Task 2.6: Build Verification and Performance Baseline

Objective: Verify the build succeeds with and without telemetry, and establish a performance baseline.

What to do:

  1. Build with telemetry=ON and verify no compilation errors
  2. Build with telemetry=OFF and verify no regressions
  3. Run existing unit tests to verify no breakage
  4. Document any build issues in lessons.md

Verification Checklist:

  • conan install . --build=missing -o telemetry=True succeeds
  • cmake --preset default -Dtelemetry=ON configures correctly
  • Build succeeds with telemetry ON
  • Build succeeds with telemetry OFF
  • Existing tests pass with telemetry ON
  • Existing tests pass with telemetry OFF

Summary

Task Description New Files Modified Files Depends On
2.1 W3C Trace Context header extraction 2 2 POC
2.2 Add XRPL_TRACE_PEER/LEDGER macros 0 1 POC
2.3 Add shouldTraceLedger() interface method 0 3 POC
2.4 Unit tests for core telemetry 2 1 POC
2.5 Enhanced RPC span attributes 0 2 POC
2.6 Build verification and performance baseline 0 0 2.1-2.5

Parallel work: Tasks 2.1, 2.2, 2.3 can run in parallel. Task 2.4 depends on 2.3. Task 2.5 can run in parallel with 2.4. Task 2.6 depends on all others.

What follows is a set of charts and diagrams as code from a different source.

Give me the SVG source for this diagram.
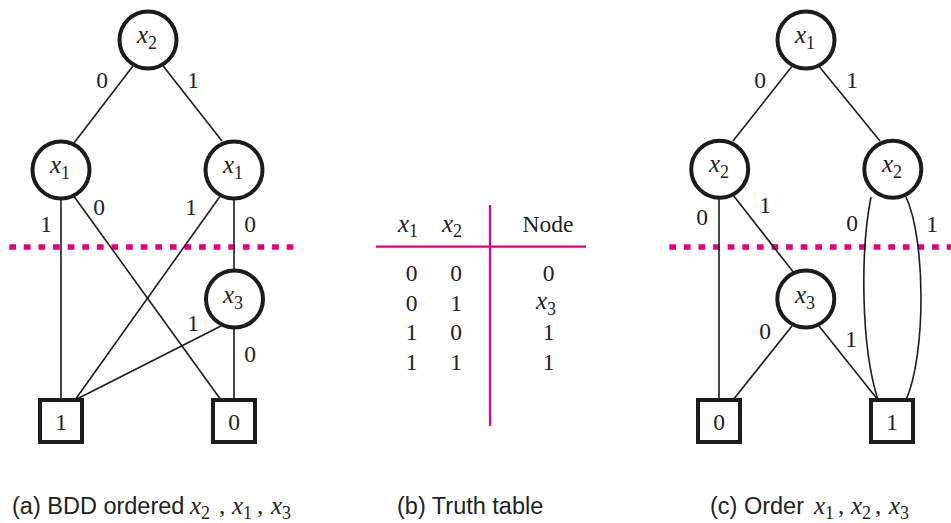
<svg xmlns="http://www.w3.org/2000/svg" width="951" height="523" viewBox="0 0 951 523">
<style>
.edge{stroke:#1c1c1c;stroke-width:1.6;fill:none}
.node circle{fill:#fff;stroke:#1c1c1c;stroke-width:4}
.term rect{fill:#fff;stroke:#1c1c1c;stroke-width:4}
.lbl{font-family:"Liberation Serif","Times New Roman",serif;font-size:23.5px;fill:#222;text-anchor:middle}
.var{font-family:"Liberation Serif","Times New Roman",serif;font-style:italic;font-size:25px;fill:#222}
.sub{font-style:normal;font-size:18px}
.up{font-style:normal}
.cap{font-family:"Liberation Sans",Arial,sans-serif;font-size:23.5px;fill:#222}
.cut{stroke:#e4007c;stroke-width:5.5;stroke-dasharray:6.7 7.9;fill:none}
.tline{stroke:#e4007c;stroke-width:2.2;fill:none}
</style>

<!-- cut lines -->
<g id="cuts">
<line class="cut" x1="9.3" y1="247" x2="293.5" y2="247"/>
<line class="cut" x1="669.3" y1="247" x2="951" y2="247"/>
</g>

<!-- connectors -->
<g id="connectors">
<!-- panel a -->
<line class="edge" x1="136" y1="62" x2="74" y2="143"/>
<line class="edge" x1="160" y1="62" x2="222" y2="141"/>
<line class="edge" x1="61" y1="195" x2="61" y2="400"/>
<line class="edge" x1="73" y1="195" x2="221" y2="400"/>
<line class="edge" x1="221" y1="195" x2="75" y2="400"/>
<line class="edge" x1="234" y1="195" x2="234" y2="272"/>
<line class="edge" x1="221" y1="326" x2="75" y2="400"/>
<line class="edge" x1="234" y1="325" x2="234" y2="400"/>
<!-- panel c -->
<line class="edge" x1="793" y1="65" x2="733" y2="141"/>
<line class="edge" x1="818" y1="65" x2="880" y2="141"/>
<line class="edge" x1="719" y1="195" x2="719" y2="400"/>
<line class="edge" x1="733" y1="195" x2="794" y2="273"/>
<line class="edge" x1="792" y1="326" x2="733" y2="400"/>
<line class="edge" x1="819" y1="326" x2="878" y2="400"/>
<path class="edge" d="M871,197 C860.5,250 860.5,345 878,400"/>
<path class="edge" d="M906,197 C926,240 926,355 906,400"/>
</g>

<!-- edge labels -->
<g id="edge-labels">
<text class="lbl" x="102" y="88">0</text>
<text class="lbl" x="193" y="88">1</text>
<text class="lbl" x="46" y="232">1</text>
<text class="lbl" x="99" y="215">0</text>
<text class="lbl" x="191" y="215">1</text>
<text class="lbl" x="250" y="232">0</text>
<text class="lbl" x="193" y="331">1</text>
<text class="lbl" x="250" y="362">0</text>

<text class="lbl" x="760" y="88">0</text>
<text class="lbl" x="852" y="88">1</text>
<text class="lbl" x="702" y="225">0</text>
<text class="lbl" x="765" y="213">1</text>
<text class="lbl" x="852" y="231">0</text>
<text class="lbl" x="932" y="232">1</text>
<text class="lbl" x="765" y="339">0</text>
<text class="lbl" x="851" y="347">1</text>
</g>

<!-- panel a nodes -->
<g id="a-x2" class="node"><circle cx="148" cy="40" r="28.5"/><text class="var" x="137" y="43">x<tspan class="sub" dy="6">2</tspan></text></g>
<g id="a-x1-left" class="node"><circle cx="61" cy="170" r="28.5"/><text class="var" x="50" y="173">x<tspan class="sub" dy="6">1</tspan></text></g>
<g id="a-x1-right" class="node"><circle cx="234" cy="170" r="28.5"/><text class="var" x="223" y="173">x<tspan class="sub" dy="6">1</tspan></text></g>
<g id="a-x3" class="node"><circle cx="234.5" cy="299" r="28.5"/><text class="var" x="223" y="303">x<tspan class="sub" dy="6">3</tspan></text></g>
<g id="a-one" class="term"><rect x="40" y="400" width="42" height="42"/><text class="lbl" x="61" y="430">1</text></g>
<g id="a-zero" class="term"><rect x="213" y="400" width="42" height="42"/><text class="lbl" x="234" y="430">0</text></g>

<!-- panel c nodes -->
<g id="c-x1" class="node"><circle cx="806" cy="40" r="28.5"/><text class="var" x="795" y="43">x<tspan class="sub" dy="6">1</tspan></text></g>
<g id="c-x2-left" class="node"><circle cx="719.7" cy="169.3" r="28.5"/><text class="var" x="709" y="172">x<tspan class="sub" dy="6">2</tspan></text></g>
<g id="c-x2-right" class="node"><circle cx="892.8" cy="169.3" r="28.5"/><text class="var" x="882" y="172">x<tspan class="sub" dy="6">2</tspan></text></g>
<g id="c-x3" class="node"><circle cx="805.8" cy="299" r="28.5"/><text class="var" x="795" y="303">x<tspan class="sub" dy="6">3</tspan></text></g>
<g id="c-zero" class="term"><rect x="698" y="400" width="42" height="42"/><text class="lbl" x="719" y="430">0</text></g>
<g id="c-one" class="term"><rect x="871" y="400" width="42" height="42"/><text class="lbl" x="892" y="430">1</text></g>

<!-- truth table -->
<g id="truth-table">
<line class="tline" x1="490" y1="205" x2="490" y2="426"/>
<line class="tline" x1="376" y1="246.7" x2="586" y2="246.7"/>
<text class="var" x="398" y="232">x<tspan class="sub" dy="5">1</tspan></text>
<text class="var" x="442" y="232">x<tspan class="sub" dy="5">2</tspan></text>
<text class="lbl" x="548" y="232">Node</text>
<text class="lbl" x="411.5" y="281">0</text><text class="lbl" x="456" y="281">0</text><text class="lbl" x="548.5" y="281">0</text>
<text class="lbl" x="411.5" y="311">0</text><text class="lbl" x="456" y="311">1</text>
<text class="var" x="536" y="309">x<tspan class="sub" dy="6">3</tspan></text>
<text class="lbl" x="411.5" y="340">1</text><text class="lbl" x="456" y="340">0</text><text class="lbl" x="548.5" y="340">1</text>
<text class="lbl" x="411.5" y="370">1</text><text class="lbl" x="456" y="370">1</text><text class="lbl" x="548.5" y="370">1</text>
</g>

<!-- captions -->
<g id="captions">
<text class="cap" x="12" y="514">(a) BDD ordered</text>
<text class="var" y="514"><tspan x="190">x</tspan><tspan class="sub" dy="5">2</tspan><tspan class="up" x="219" dy="-5">,</tspan><tspan x="232">x</tspan><tspan class="sub" dy="5">1</tspan><tspan class="up" x="257" dy="-5">,</tspan><tspan x="271">x</tspan><tspan class="sub" dy="5">3</tspan></text>
<text class="cap" x="397" y="514">(b) Truth table</text>
<text class="cap" x="710" y="514">(c) Order</text>
<text class="var" y="514"><tspan x="814">x</tspan><tspan class="sub" dy="5">1</tspan><tspan class="up" x="838" dy="-5">,</tspan><tspan x="851">x</tspan><tspan class="sub" dy="5">2</tspan><tspan class="up" x="875" dy="-5">,</tspan><tspan x="889">x</tspan><tspan class="sub" dy="5">3</tspan></text>
</g>
</svg>
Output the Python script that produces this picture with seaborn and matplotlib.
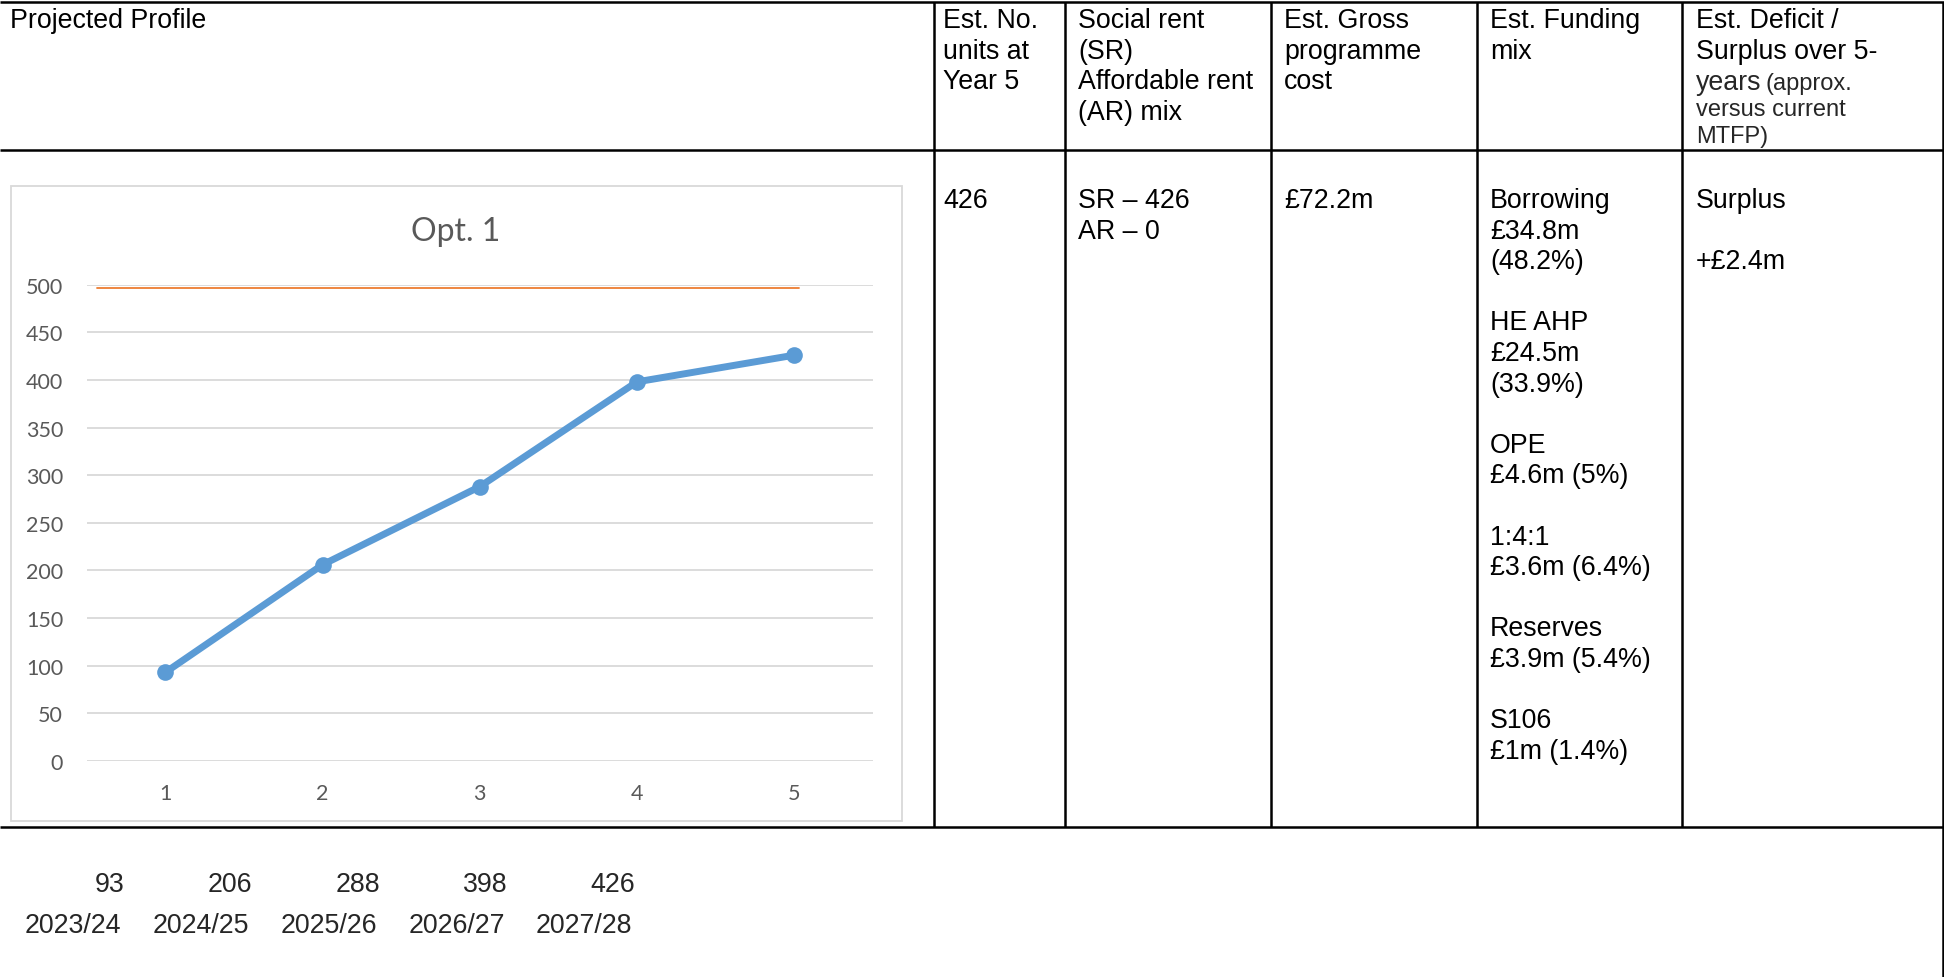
import matplotlib.pyplot as plt
import numpy as np
import pandas as pd
import seaborn as sns
from matplotlib.patches import Rectangle

# chart data
year_no = [1, 2, 3, 4, 5]
years = ["2023/24", "2024/25", "2025/26", "2026/27", "2027/28"]
units = [93, 206, 288, 398, 426]
target_units = 497
y_ticks = [0, 50, 100, 150, 200, 250, 300, 350, 400, 450, 500]

# table text
header_profile = ["Projected Profile"]
header_units = ["Est. No.", "units at", "Year 5"]
header_mix = ["Social rent", "(SR)", "Affordable rent", "(AR) mix"]
header_cost = ["Est. Gross", "programme", "cost"]
header_funding = ["Est. Funding", "mix"]
body_units = ["426"]
body_mix = ["SR \u2013 426", "AR \u2013 0"]
body_cost = ["\u00a372.2m"]
body_funding = ["Borrowing", "\u00a334.8m", "(48.2%)", "",
                "HE AHP", "\u00a324.5m", "(33.9%)", "",
                "OPE", "\u00a34.6m (5%)", "",
                "1:4:1", "\u00a33.6m (6.4%)", "",
                "Reserves", "\u00a33.9m (5.4%)", "",
                "S106", "\u00a31m (1.4%)"]
body_surplus = ["Surplus", "", "+\u00a32.4m"]

W, H = 1944, 978
TABLE_FONT = "Liberation Sans"
CHART_FONT = "Lato"
GREY_TXT = "#595959"
GRID = "#D9D9D9"
FS = 19.3
FS_SMALL = 17

sns.set_theme(style="white")
plt.rcParams["font.family"] = [TABLE_FONT, "DejaVu Sans"]

fig = plt.figure(figsize=(W / 100, H / 100), dpi=100)

# full-figure frame in pixel coordinates for the table
frame = fig.add_axes([0, 0, 1, 1])
frame.set_xlim(0, W)
frame.set_ylim(H, 0)
frame.axis("off")


def block(x, y0, lines, pitch=30.6, size=FS):
    for i, s in enumerate(lines):
        if s:
            frame.text(x, y0 + i * pitch, s, fontsize=size, color="black",
                       ha="left", va="center", family=TABLE_FONT)


lw = 1.8
frame.plot([0, W], [3, 3], color="black", lw=lw, solid_capstyle="butt")
frame.plot([0, W], [151, 151], color="black", lw=lw, solid_capstyle="butt")
frame.plot([0, W], [828, 828], color="black", lw=lw, solid_capstyle="butt")
for xv in [934, 1065, 1271, 1477, 1682]:
    frame.plot([xv, xv], [3, 828], color="black", lw=lw, solid_capstyle="butt")
frame.plot([1942.5, 1942.5], [3, H], color="black", lw=lw, solid_capstyle="butt")

# header row
block(10, 21, header_profile)
block(943, 21, header_units)
block(1078, 21, header_mix)
block(1284, 21, header_cost)
block(1490, 21, header_funding)
block(1696, 21, ["Est. Deficit /", "Surplus over 5-"])
yrs = frame.text(1696, 83, "years", fontsize=FS, ha="left", va="center")
fig.canvas.draw()
x_next = yrs.get_window_extent().x1 + 4
frame.text(x_next, 84, "(approx.", fontsize=FS_SMALL, ha="left", va="center")
frame.text(1696, 110, "versus current", fontsize=FS_SMALL, ha="left", va="center")
frame.text(1696, 137, "MTFP)", fontsize=FS_SMALL, ha="left", va="center")

# body row
block(943, 201, body_units)
block(1078, 201, body_mix)
block(1284, 201, body_cost)
block(1490, 201, body_funding)
block(1696, 201, body_surplus)

# chart border
frame.add_patch(Rectangle((10.5, 187), 891.5, 635, fill=False, edgecolor=GRID, lw=1.3))
fig.text(456 / W, 1 - 232 / H, "Opt. 1", fontsize=23, color=GREY_TXT,
         ha="center", va="center", family=CHART_FONT)

# bottom row values
col_right = [124, 252, 380, 508, 635]
for xr, v, yr in zip(col_right, units, years):
    frame.text(xr, 885, f"{v}", fontsize=FS, ha="right", va="center")
    frame.text(xr - 3, 926, yr, fontsize=FS, ha="right", va="center")

# the line chart
ax = fig.add_axes([86.7 / W, 1 - 762 / H, 786 / W, 476.3 / H])
df = pd.DataFrame({"year": year_no, "units": units})
sns.lineplot(data=df, x="year", y="units", ax=ax, color="#5B9BD5", lw=5,
             marker="o", markersize=12, markeredgewidth=0)
ax.axhline(target_units, xmin=0.0127, xmax=0.9066, color="#ED7D31", lw=1.3)
ax.set_xlim(0.5, 5.5)
ax.set_ylim(0, 500)
ax.set_yticks(y_ticks)
ax.set_xticks(year_no)
ax.set_xticklabels([str(v) for v in year_no])
ax.grid(axis="y", color=GRID, lw=1.3)
ax.set_axisbelow(True)
ax.set_xlabel("")
ax.set_ylabel("")
sns.despine(ax=ax, left=True, bottom=True)
ax.tick_params(axis="both", length=0, labelsize=15.5, labelcolor=GREY_TXT)
ax.tick_params(axis="y", pad=17)
ax.tick_params(axis="x", pad=16)
for lab in ax.get_xticklabels() + ax.get_yticklabels():
    lab.set_family(CHART_FONT)
ax.patch.set_alpha(0)

fig.savefig("out.png", dpi=100)
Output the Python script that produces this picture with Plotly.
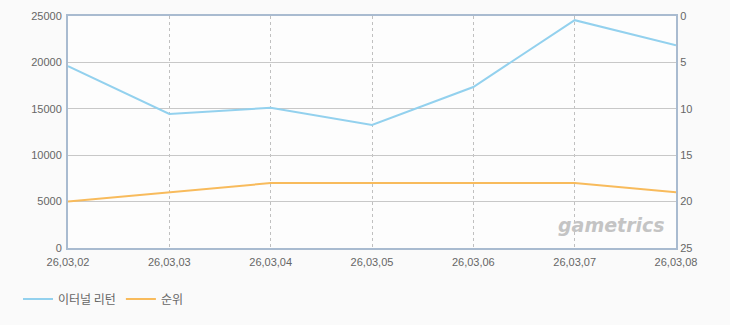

Known Issues / Future Work

Thread safety of TelemetryImpl::stop() vs startSpan()

TelemetryImpl::stop() resets sdkProvider_ (a std::shared_ptr) without synchronization. getTracer() reads the same member from RPC handler threads. This is a data race if any thread calls startSpan() concurrently with stop().

Current mitigation: Application::stop() shuts down serverHandler_, overlay_, and jobQueue_ before calling telemetry_->stop(), so no callers remain. See comments in Telemetry.cpp:stop() and Application.cpp.

TODO: Add an std::atomic<bool> stopped_ flag checked in getTracer() to make this robust against future shutdown order changes.

Macro incompatibility: XRPL_TRACE_SPAN vs XRPL_TRACE_SET_ATTR

XRPL_TRACE_SPAN and XRPL_TRACE_SPAN_KIND declare _xrpl_guard_ as a bare SpanGuard, but XRPL_TRACE_SET_ATTR and XRPL_TRACE_EXCEPTION call _xrpl_guard_.has_value() which requires std::optional<SpanGuard>. Using XRPL_TRACE_SPAN followed by XRPL_TRACE_SET_ATTR in the same scope would fail to compile.

Current mitigation: No call site currently uses XRPL_TRACE_SPAN — all production code uses the conditional macros (XRPL_TRACE_RPC, XRPL_TRACE_TX, etc.) which correctly wrap the guard in std::optional.

TODO: Either make XRPL_TRACE_SPAN/XRPL_TRACE_SPAN_KIND also wrap in std::optional, or document that XRPL_TRACE_SET_ATTR is only compatible with the conditional macros.